WHAT IS NEEDED
All of the data should be output character for character, except the pictures.

DATA SHOWN

◇ ◇ ◇

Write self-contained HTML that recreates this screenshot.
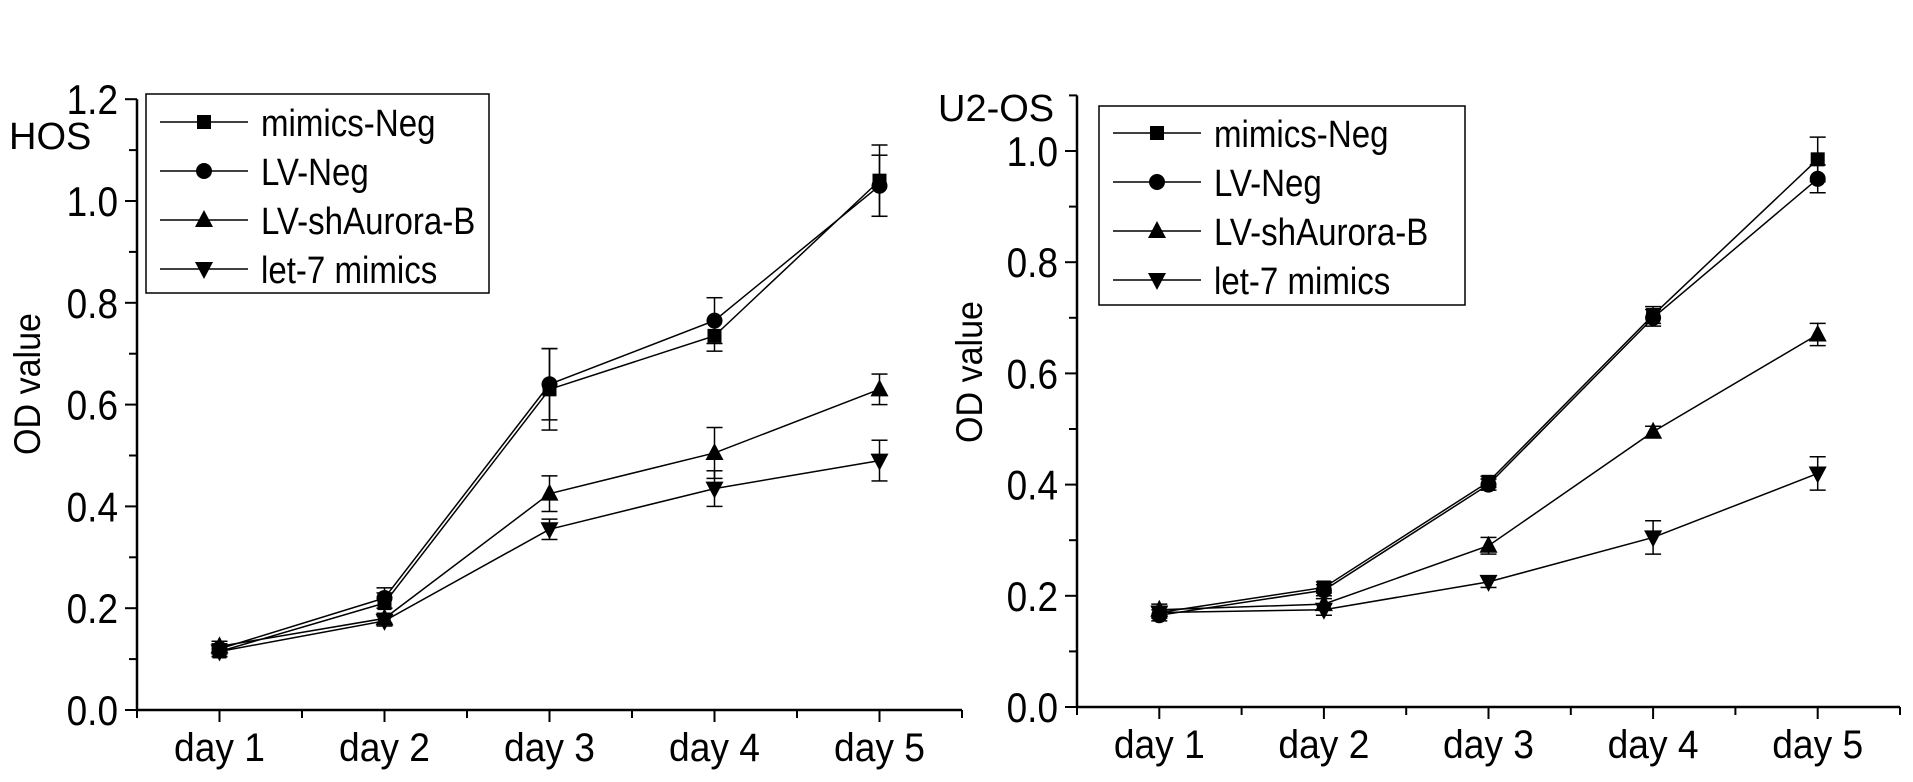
<!DOCTYPE html>
<html><head><meta charset="utf-8">
<style>
html,body{margin:0;padding:0;background:#fff;}
svg{display:block;font-family:"Liberation Sans",Arial,sans-serif;}
</style></head>
<body>
<svg id="chart" width="1913" height="782" viewBox="0 0 1913 782" xmlns="http://www.w3.org/2000/svg"></svg>
<script>
const categories = ["day 1","day 2","day 3","day 4","day 5"];
const seriesNames = ["mimics-Neg","LV-Neg","LV-shAurora-B","let-7 mimics"];
const markerTypes = ["square","circle","triangle","down"];
// HOS panel
const hosMimicsNeg = [0.115,0.21,0.63,0.735,1.04];
const hosLvNeg = [0.12,0.22,0.64,0.765,1.03];
const hosShAurora = [0.125,0.18,0.425,0.505,0.63];
const hosLet7 = [0.115,0.175,0.355,0.435,0.49];
const hosErrMimicsNeg = [0.01,0.02,0.08,0.03,0.07];
const hosErrLvNeg = [0.01,0.02,0.07,0.045,0.06];
const hosErrShAurora = [0.01,0.01,0.035,0.05,0.03];
const hosErrLet7 = [0.01,0.01,0.02,0.035,0.04];
const hosTicks = ["0.0","0.2","0.4","0.6","0.8","1.0","1.2"];
// U2-OS panel
const u2MimicsNeg = [0.17,0.215,0.405,0.705,0.985];
const u2LvNeg = [0.165,0.21,0.40,0.70,0.95];
const u2ShAurora = [0.175,0.185,0.29,0.495,0.67];
const u2Let7 = [0.17,0.175,0.225,0.305,0.42];
const u2ErrMimicsNeg = [0.01,0.01,0.01,0.015,0.04];
const u2ErrLvNeg = [0.01,0.01,0.01,0.015,0.025];
const u2ErrShAurora = [0.01,0.01,0.015,0.01,0.02];
const u2ErrLet7 = [0.01,0.01,0.01,0.03,0.03];
const u2Ticks = ["0.0","0.2","0.4","0.6","0.8","1.0"];

const NS="http://www.w3.org/2000/svg";
const svg=document.getElementById('chart');
function mk(tag,attrs,parent){const e=document.createElementNS(NS,tag);for(const k in attrs)e.setAttribute(k,attrs[k]);(parent||svg).appendChild(e);return e;}

function marker(g,type,x,y){
  let m;
  if(type==="square"){m=mk('rect',{x:x-7,y:y-7,width:14,height:14,fill:'#000'},g);}
  else if(type==="circle"){m=mk('circle',{cx:x,cy:y,r:8,fill:'#000'},g);}
  else if(type==="triangle"){m=mk('polygon',{points:`${x},${y-10} ${x-9},${y+7} ${x+9},${y+7}`,fill:'#000'},g);}
  else {m=mk('polygon',{points:`${x},${y+10} ${x-9},${y-7} ${x+9},${y-7}`,fill:'#000'},g);}
  
  
}

function panel(cfg){
  const g=mk('g',{});
  
  
  const X=i=>cfg.x0+cfg.step*(i+0.5);
  const Y=v=>cfg.y0-v*cfg.scale;
  const xEnd=cfg.x0+cfg.step*categories.length;
  const ya=mk('line',{x1:cfg.x0,y1:cfg.y0,x2:cfg.x0,y2:Y(cfg.ymax),stroke:'#000','stroke-width':2.5},g);
  
  
  const xa=mk('line',{x1:cfg.x0,y1:cfg.y0,x2:xEnd,y2:cfg.y0,stroke:'#000','stroke-width':2.5},g);
  
  
  for(let k=0;k<=Math.round(cfg.ymax/0.1+1e-6);k++){
    const v=k*0.1,y=Y(v),major=k%2===0;
    mk('line',{x1:cfg.x0-(major?12:8),y1:y,x2:cfg.x0,y2:y,stroke:'#000','stroke-width':2},g);
  }
  cfg.ticks.forEach((t,i)=>{
    const tl=mk('text',{x:0,y:0,'font-size':42,'text-anchor':'end',transform:`translate(${cfg.x0-19},${Y(parseFloat(t))+15}) scale(0.88,1)`},g);
    tl.textContent=t;
    
    
  });
  for(let k=0;k<=categories.length*2;k++){
    const x=cfg.x0+cfg.step*k/2,major=k%2===1;
    mk('line',{x1:x,y1:cfg.y0,x2:x,y2:cfg.y0+(major?12:8),stroke:'#000','stroke-width':2},g);
  }
  categories.forEach((c,i)=>{
    const tl=mk('text',{x:0,y:0,'font-size':40,'text-anchor':'middle',transform:`translate(${X(i)},${cfg.y0+51}) scale(0.93,1)`},g);
    tl.textContent=c;
    
    
  });
  const yt=mk('text',{x:0,y:0,'font-size':37,'text-anchor':'middle',transform:`translate(${cfg.ytx},${cfg.yty}) rotate(-90) scale(0.92,1)`},g);
  yt.textContent="OD value";
  
  
  const pt=mk('text',{x:cfg.tx,y:cfg.ty,'font-size':38},g);
  pt.textContent=cfg.title;
  
  
  cfg.series.forEach((s,si)=>{
    const sg=mk('g',{},g);
    
    
    const pts=s.map((v,i)=>X(i)+','+Y(v)).join(' ');
    mk('polyline',{points:pts,fill:'none',stroke:'#000','stroke-width':1.5},sg);
    s.forEach((v,i)=>{
      const e=cfg.errs[si][i],x=X(i);
      mk('line',{x1:x,y1:Y(v-e),x2:x,y2:Y(v+e),stroke:'#000','stroke-width':1.5},sg);
      mk('line',{x1:x-8,y1:Y(v+e),x2:x+8,y2:Y(v+e),stroke:'#000','stroke-width':1.5},sg);
      mk('line',{x1:x-8,y1:Y(v-e),x2:x+8,y2:Y(v-e),stroke:'#000','stroke-width':1.5},sg);
      marker(sg,markerTypes[si],x,Y(v));
    });
  });
  const lg=mk('g',{},g);
  
  
  mk('rect',{x:cfg.lx,y:cfg.ly,width:cfg.lw,height:cfg.lh,fill:'#fff',stroke:'#000','stroke-width':1.5},lg);
  seriesNames.forEach((n,i)=>{
    const eg=mk('g',{},lg);
    
    
    const cy=cfg.ly+cfg.row0+i*49;
    mk('line',{x1:cfg.lx+14,y1:cy,x2:cfg.lx+102,y2:cy,stroke:'#000','stroke-width':1.5},eg);
    marker(eg,markerTypes[i],cfg.lx+58,cy);
    const t=mk('text',{x:0,y:0,'font-size':38,transform:`translate(${cfg.lx+115},${cy+14}) scale(0.87,1)`},eg);
    t.textContent=n;
  });
}

panel({name:'hos-chart',x0:137,y0:710,step:165,scale:509,ymax:1.2,ticks:hosTicks,
  series:[hosMimicsNeg,hosLvNeg,hosShAurora,hosLet7],
  errs:[hosErrMimicsNeg,hosErrLvNeg,hosErrShAurora,hosErrLet7],
  ytx:40,yty:384,title:'HOS',tx:9,ty:149,lx:146,ly:94,lw:343,lh:199,row0:28});
panel({name:'u2os-chart',x0:1077,y0:707,step:164.6,scale:556,ymax:1.1,ticks:u2Ticks,
  series:[u2MimicsNeg,u2LvNeg,u2ShAurora,u2Let7],
  errs:[u2ErrMimicsNeg,u2ErrLvNeg,u2ErrShAurora,u2ErrLet7],
  ytx:982,yty:372,title:'U2-OS',tx:938,ty:121,lx:1099,ly:106,lw:366,lh:199,row0:27});
</script>
</body></html>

◇ ◇ ◇

EXPECTED ANSWER
Write self-contained HTML that recreates this screenshot.
<!DOCTYPE html>
<html><head><meta charset="utf-8">
<style>
html,body{margin:0;padding:0;background:#fff;}
svg{display:block;font-family:"Liberation Sans",Arial,sans-serif;}
</style></head>
<body>
<svg id="chart" width="1913" height="782" viewBox="0 0 1913 782" xmlns="http://www.w3.org/2000/svg"></svg>
<script>
const categories = ["day 1","day 2","day 3","day 4","day 5"];
const seriesNames = ["mimics-Neg","LV-Neg","LV-shAurora-B","let-7 mimics"];
const markerTypes = ["square","circle","triangle","down"];
// HOS panel
const hosMimicsNeg = [0.115,0.21,0.63,0.735,1.04];
const hosLvNeg = [0.12,0.22,0.64,0.765,1.03];
const hosShAurora = [0.125,0.18,0.425,0.505,0.63];
const hosLet7 = [0.115,0.175,0.355,0.435,0.49];
const hosErrMimicsNeg = [0.01,0.02,0.08,0.03,0.07];
const hosErrLvNeg = [0.01,0.02,0.07,0.045,0.06];
const hosErrShAurora = [0.01,0.01,0.035,0.05,0.03];
const hosErrLet7 = [0.01,0.01,0.02,0.035,0.04];
const hosTicks = ["0.0","0.2","0.4","0.6","0.8","1.0","1.2"];
// U2-OS panel
const u2MimicsNeg = [0.17,0.215,0.405,0.705,0.985];
const u2LvNeg = [0.165,0.21,0.40,0.70,0.95];
const u2ShAurora = [0.175,0.185,0.29,0.495,0.67];
const u2Let7 = [0.17,0.175,0.225,0.305,0.42];
const u2ErrMimicsNeg = [0.01,0.01,0.01,0.015,0.04];
const u2ErrLvNeg = [0.01,0.01,0.01,0.015,0.025];
const u2ErrShAurora = [0.01,0.01,0.015,0.01,0.02];
const u2ErrLet7 = [0.01,0.01,0.01,0.03,0.03];
const u2Ticks = ["0.0","0.2","0.4","0.6","0.8","1.0"];

const NS="http://www.w3.org/2000/svg";
const svg=document.getElementById('chart');
function mk(tag,attrs,parent){const e=document.createElementNS(NS,tag);for(const k in attrs)e.setAttribute(k,attrs[k]);(parent||svg).appendChild(e);return e;}

function marker(g,type,x,y){
  let m;
  if(type==="square"){m=mk('rect',{x:x-7,y:y-7,width:14,height:14,fill:'#000'},g);}
  else if(type==="circle"){m=mk('circle',{cx:x,cy:y,r:8,fill:'#000'},g);}
  else if(type==="triangle"){m=mk('polygon',{points:`${x},${y-10} ${x-9},${y+7} ${x+9},${y+7}`,fill:'#000'},g);}
  else {m=mk('polygon',{points:`${x},${y+10} ${x-9},${y-7} ${x+9},${y-7}`,fill:'#000'},g);}
  
  
}

function panel(cfg){
  const g=mk('g',{});
  
  
  const X=i=>cfg.x0+cfg.step*(i+0.5);
  const Y=v=>cfg.y0-v*cfg.scale;
  const xEnd=cfg.x0+cfg.step*categories.length;
  const ya=mk('line',{x1:cfg.x0,y1:cfg.y0,x2:cfg.x0,y2:Y(cfg.ymax),stroke:'#000','stroke-width':2.5},g);
  
  
  const xa=mk('line',{x1:cfg.x0,y1:cfg.y0,x2:xEnd,y2:cfg.y0,stroke:'#000','stroke-width':2.5},g);
  
  
  for(let k=0;k<=Math.round(cfg.ymax/0.1+1e-6);k++){
    const v=k*0.1,y=Y(v),major=k%2===0;
    mk('line',{x1:cfg.x0-(major?12:8),y1:y,x2:cfg.x0,y2:y,stroke:'#000','stroke-width':2},g);
  }
  cfg.ticks.forEach((t,i)=>{
    const tl=mk('text',{x:0,y:0,'font-size':42,'text-anchor':'end',transform:`translate(${cfg.x0-19},${Y(parseFloat(t))+15}) scale(0.88,1)`},g);
    tl.textContent=t;
    
    
  });
  for(let k=0;k<=categories.length*2;k++){
    const x=cfg.x0+cfg.step*k/2,major=k%2===1;
    mk('line',{x1:x,y1:cfg.y0,x2:x,y2:cfg.y0+(major?12:8),stroke:'#000','stroke-width':2},g);
  }
  categories.forEach((c,i)=>{
    const tl=mk('text',{x:0,y:0,'font-size':40,'text-anchor':'middle',transform:`translate(${X(i)},${cfg.y0+51}) scale(0.93,1)`},g);
    tl.textContent=c;
    
    
  });
  const yt=mk('text',{x:0,y:0,'font-size':37,'text-anchor':'middle',transform:`translate(${cfg.ytx},${cfg.yty}) rotate(-90) scale(0.92,1)`},g);
  yt.textContent="OD value";
  
  
  const pt=mk('text',{x:cfg.tx,y:cfg.ty,'font-size':38},g);
  pt.textContent=cfg.title;
  
  
  cfg.series.forEach((s,si)=>{
    const sg=mk('g',{},g);
    
    
    const pts=s.map((v,i)=>X(i)+','+Y(v)).join(' ');
    mk('polyline',{points:pts,fill:'none',stroke:'#000','stroke-width':1.5},sg);
    s.forEach((v,i)=>{
      const e=cfg.errs[si][i],x=X(i);
      mk('line',{x1:x,y1:Y(v-e),x2:x,y2:Y(v+e),stroke:'#000','stroke-width':1.5},sg);
      mk('line',{x1:x-8,y1:Y(v+e),x2:x+8,y2:Y(v+e),stroke:'#000','stroke-width':1.5},sg);
      mk('line',{x1:x-8,y1:Y(v-e),x2:x+8,y2:Y(v-e),stroke:'#000','stroke-width':1.5},sg);
      marker(sg,markerTypes[si],x,Y(v));
    });
  });
  const lg=mk('g',{},g);
  
  
  mk('rect',{x:cfg.lx,y:cfg.ly,width:cfg.lw,height:cfg.lh,fill:'#fff',stroke:'#000','stroke-width':1.5},lg);
  seriesNames.forEach((n,i)=>{
    const eg=mk('g',{},lg);
    
    
    const cy=cfg.ly+cfg.row0+i*49;
    mk('line',{x1:cfg.lx+14,y1:cy,x2:cfg.lx+102,y2:cy,stroke:'#000','stroke-width':1.5},eg);
    marker(eg,markerTypes[i],cfg.lx+58,cy);
    const t=mk('text',{x:0,y:0,'font-size':38,transform:`translate(${cfg.lx+115},${cy+14}) scale(0.87,1)`},eg);
    t.textContent=n;
  });
}

panel({name:'hos-chart',x0:137,y0:710,step:165,scale:509,ymax:1.2,ticks:hosTicks,
  series:[hosMimicsNeg,hosLvNeg,hosShAurora,hosLet7],
  errs:[hosErrMimicsNeg,hosErrLvNeg,hosErrShAurora,hosErrLet7],
  ytx:40,yty:384,title:'HOS',tx:9,ty:149,lx:146,ly:94,lw:343,lh:199,row0:28});
panel({name:'u2os-chart',x0:1077,y0:707,step:164.6,scale:556,ymax:1.1,ticks:u2Ticks,
  series:[u2MimicsNeg,u2LvNeg,u2ShAurora,u2Let7],
  errs:[u2ErrMimicsNeg,u2ErrLvNeg,u2ErrShAurora,u2ErrLet7],
  ytx:982,yty:372,title:'U2-OS',tx:938,ty:121,lx:1099,ly:106,lw:366,lh:199,row0:27});
</script>
</body></html>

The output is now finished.